Manuel Azaña

La tumba de Azaña

La historia no es más que la memoria interesada y nunca tiene foto finish, es más un cuento que el árbitro teje con los colores que más le interesan, a él o al equipo que gana en las apuestas. Siempre ha sido así, incluso cuando nos dejamos engañar por el ruido de los hinchas. La pregunta que hay que hacerse no es si la historia no es un artefacto ideológico, que lo es, sino de qué manera podemos hacer para que la revisión del pasado no se convierte en la recreación del presente. Porque si seguimos ese camino, convertiremos la historia en una simple story de Instagram, un relato en el que manipulamos el pasado para explicarnos sin la interferencia de todo aquello que nos devuelva una imagen inconveniente.

Lo hacemos todos, los que creen que la historia es la historia social y los que piensan que es el relato político, económico, o cultural. Al final, el gusto por tirar estatuas no es más que el intento de que el pedestal lo okupe el rostro que más nos interesa de nuestra propia faz. Da igual que en el crisol pongamos el cuento inglés de la Inquisición, la conquista de América o la Guerra Civil. Todo es mentira porque todos creemos que sólo el pasado nos explica, cuando la historia ocurre ahora, como nosotros, y el pasado, a veces, sólo sirve para que la historia no pueda concluir.

Hay mucha verdad en la decisión de los sobrinos de Manuel Azaña de que repose en la tierra en la que murió. No hay como acudir a las palabras del presidente, el último gran estadista que tuvo España, para saber que no le habría gustado regresar: «La historia es una acción estúpida. Ajena, cuando no contraria a la inteligencia humana. A los hombres como nosotros se les acaba el mundo. Sobramos en todas partes».
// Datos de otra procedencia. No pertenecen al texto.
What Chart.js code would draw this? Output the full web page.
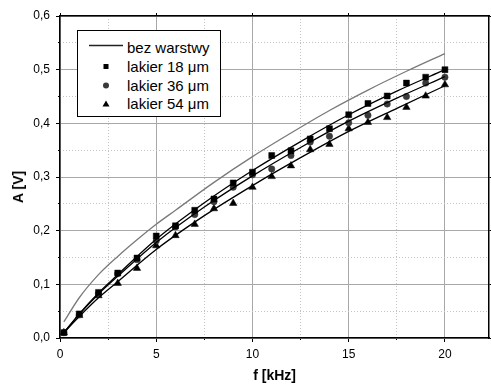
<!DOCTYPE html>
<html>
<head>
<meta charset="utf-8">
<script src="https://cdn.jsdelivr.net/npm/chart.js@4.4.0/dist/chart.umd.min.js"></script>
<style>
  body { margin: 0; background: #fff; }
  #wrap { position: relative; width: 491px; height: 388px; overflow: hidden; }
  .ytitle {
    position: absolute; left: 18px; top: 187px;
    transform: translate(-50%, -50%) rotate(-90deg);
    font: bold 14px "Liberation Sans", Arial, sans-serif; white-space: nowrap;
  }
  .legend {
    position: absolute; left: 77px; top: 30px; width: 142px; height: 85px;
    border: 1px solid #000; background: #fff;
    font: 15px "Liberation Sans", Arial, sans-serif;
  }
  .row { position: absolute; left: 0; width: 142px; height: 19px; line-height: 19px; }
  .row svg { position: absolute; left: 0; top: 0; }
  .row span { position: absolute; left: 49px; top: 0; white-space: nowrap; }
</style>
</head>
<body>
<div id="wrap">
  <!-- canvas a bit wider than the frame so the right axis sits on the edge -->
  <canvas id="chart" width="494" height="388"></canvas>
  <div class="ytitle">A [V]</div>
  <!-- legenda -->
  <div class="legend">
    <div class="row" style="top:7px">
      <svg width="48" height="19"><line x1="11" y1="7.5" x2="45" y2="7.5" stroke="#222" stroke-width="1.3"/></svg>
      <span>bez warstwy</span>
    </div>
    <div class="row" style="top:26px">
      <svg width="48" height="19"><rect x="25.5" y="7" width="5" height="5" fill="#000"/></svg>
      <span>lakier 18 μm</span>
    </div>
    <div class="row" style="top:45px">
      <svg width="48" height="19"><circle cx="28" cy="9.5" r="3" fill="#3a3a3a"/></svg>
      <span>lakier 36 μm</span>
    </div>
    <div class="row" style="top:63px">
      <svg width="48" height="19"><polygon points="28,6.5 31.5,12.5 24.5,12.5" fill="#000"/></svg>
      <span>lakier 54 μm</span>
    </div>
  </div>
</div>

<script>
// pomiary
const freq = [0.2, 1, 2, 3, 4, 5, 6, 7, 8, 9, 10, 11, 12, 13, 14, 15, 16, 17, 18, 19, 20];
const lakier18 = [0.01, 0.045, 0.085, 0.121, 0.149, 0.19, 0.209, 0.238, 0.259, 0.289, 0.309, 0.34, 0.349, 0.371, 0.39, 0.416, 0.437, 0.451, 0.475, 0.486, 0.5];
const lakier36 = [0.01, 0.043, 0.083, 0.12, 0.146, 0.181, 0.207, 0.23, 0.254, 0.281, 0.304, 0.315, 0.34, 0.365, 0.376, 0.401, 0.415, 0.436, 0.45, 0.475, 0.486];
const lakier54 = [0.01, 0.042, 0.079, 0.102, 0.13, 0.172, 0.191, 0.212, 0.241, 0.251, 0.281, 0.301, 0.321, 0.351, 0.361, 0.39, 0.402, 0.411, 0.43, 0.451, 0.472];

// krzywe dopasowania
const fitFreq = [0.2, 1, 2, 3, 5, 7.5, 10, 12.5, 15, 17.5, 20];
const fit18 = [0.01, 0.045, 0.084, 0.118, 0.184, 0.252, 0.312, 0.366, 0.416, 0.46, 0.5];
const fit36 = [0.01, 0.044, 0.082, 0.115, 0.178, 0.244, 0.302, 0.355, 0.404, 0.447, 0.487];
const fit54 = [0.01, 0.04, 0.075, 0.105, 0.165, 0.228, 0.284, 0.336, 0.385, 0.428, 0.47];

// bez warstwy
const bezFreq = [0.2, 1, 2, 3, 4, 5, 6, 8, 10, 12, 14, 16, 18, 20];
const bezWarstwy = [0.03, 0.075, 0.118, 0.152, 0.183, 0.212, 0.238, 0.29, 0.338, 0.382, 0.424, 0.462, 0.497, 0.53];

// osie
const xMax = 22.3;
const xMajorTicks = [0, 5, 10, 15, 20];
const xMinorTicks = [2.5, 7.5, 12.5, 17.5];
const yMajorTicks = [0, 0.1, 0.2, 0.3, 0.4, 0.5, 0.6];
const yMinorTicks = [0.05, 0.15, 0.25, 0.35, 0.45, 0.55];

const FONT = "'Liberation Sans', Arial, sans-serif";

function pts(xs, ys) {
  return xs.map((x, i) => ({ x: x, y: ys[i] }));
}

function fixTicks(list) {
  return (scale) => { scale.ticks = list.map(v => ({ value: v })); };
}

const fitLine = (data) => ({
  type: 'line', data: data, borderColor: '#000', borderWidth: 1.3,
  pointRadius: 0, cubicInterpolationMode: 'monotone', fill: false
});

const markers = (data, style, radius, color) => ({
  type: 'line', data: data, showLine: false, pointStyle: style,
  pointRadius: radius, pointBackgroundColor: color, pointBorderColor: color,
  pointBorderWidth: 0.5
});

new Chart(document.getElementById('chart'), {
  type: 'line',
  data: {
    datasets: [
      {
        label: 'bez warstwy', data: pts(bezFreq, bezWarstwy), borderColor: '#7a7a7a',
        borderWidth: 1.3, pointRadius: 0, cubicInterpolationMode: 'monotone', fill: false
      },
      fitLine(pts(fitFreq, fit18)),
      fitLine(pts(fitFreq, fit36)),
      fitLine(pts(fitFreq, fit54)),
      markers(pts(freq, lakier18), 'rect', 4.2, '#000'),
      markers(pts(freq, lakier36), 'circle', 3.2, '#3a3a3a'),
      markers(pts(freq, lakier54), 'triangle', 4.3, '#000')
    ]
  },
  options: {
    responsive: false,
    devicePixelRatio: 1,
    animation: false,
    layout: { padding: 0 },
    plugins: { legend: { display: false }, tooltip: { enabled: false } },
    scales: {
      x: {
        type: 'linear', position: 'bottom', weight: 1, min: 0, max: xMax,
        afterBuildTicks: fixTicks(xMajorTicks),
        afterFit: (s) => { s.height = 50; },
        grid: { color: '#a8a8a8', lineWidth: 1, tickColor: '#000', tickLength: 4 },
        border: { color: '#000', width: 1.5 },
        ticks: { color: '#000', font: { family: FONT, size: 12 }, padding: 5, maxRotation: 0 },
        title: {
          display: true, text: 'f [kHz]', color: '#000',
          font: { family: FONT, size: 14, weight: 'bold' }, padding: { top: 0, bottom: 3 }
        }
      },
      xMinor: {
        type: 'linear', axis: 'x', position: 'bottom', weight: 0, min: 0, max: xMax,
        afterBuildTicks: fixTicks(xMinorTicks),
        afterFit: (s) => { s.height = 0; },
        grid: { color: '#c4c4c4', lineWidth: 1, tickColor: '#000', tickLength: 2 },
        border: { display: false, dash: [1, 2] },
        ticks: { display: false }
      },
      xTop: {
        type: 'linear', axis: 'x', position: 'top', min: 0, max: xMax,
        afterBuildTicks: fixTicks(xMajorTicks),
        afterFit: (s) => { s.height = 16; },
        grid: { drawOnChartArea: false, tickColor: '#000', tickLength: 3 },
        border: { color: '#000', width: 1.5 },
        ticks: { display: false }
      },
      y: {
        type: 'linear', position: 'left', weight: 1, min: 0, max: 0.6,
        afterBuildTicks: fixTicks(yMajorTicks),
        afterFit: (s) => { s.width = 60; },
        grid: { color: '#a8a8a8', lineWidth: 1, tickColor: '#000', tickLength: 4 },
        border: { color: '#000', width: 1.5 },
        ticks: {
          color: '#000', font: { family: FONT, size: 12 }, padding: 6,
          callback: (v) => v.toFixed(1).replace('.', ',')
        }
      },
      yMinor: {
        type: 'linear', axis: 'y', position: 'left', weight: 0, min: 0, max: 0.6,
        afterBuildTicks: fixTicks(yMinorTicks),
        afterFit: (s) => { s.width = 0; },
        grid: { color: '#c4c4c4', lineWidth: 1, tickColor: '#000', tickLength: 2 },
        border: { display: false, dash: [1, 2] },
        ticks: { display: false }
      },
      yRight: {
        type: 'linear', axis: 'y', position: 'right', min: 0, max: 0.6,
        afterBuildTicks: fixTicks(yMajorTicks),
        afterFit: (s) => { s.width = 1; },
        grid: { drawOnChartArea: false, tickColor: '#000', tickLength: 3 },
        border: { color: '#000', width: 1.5 },
        ticks: { display: false }
      }
    }
  }
});
</script>
</body>
</html>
No le gustaría a don Manuel regresar a un país que reproduce todas las fallas que le llevaron al desenlace de 1939. Él nunca quiso engañar a la historia; no lo necesitó porque sabía quién quería ser. La lápida a la que muchos hemos peregrinado se decora con una simple cruz, un nombre, y una fecha, y la plegaria que, defraudado por todos, rezó en una Barcelona arrasada: paz, piedad, perdón.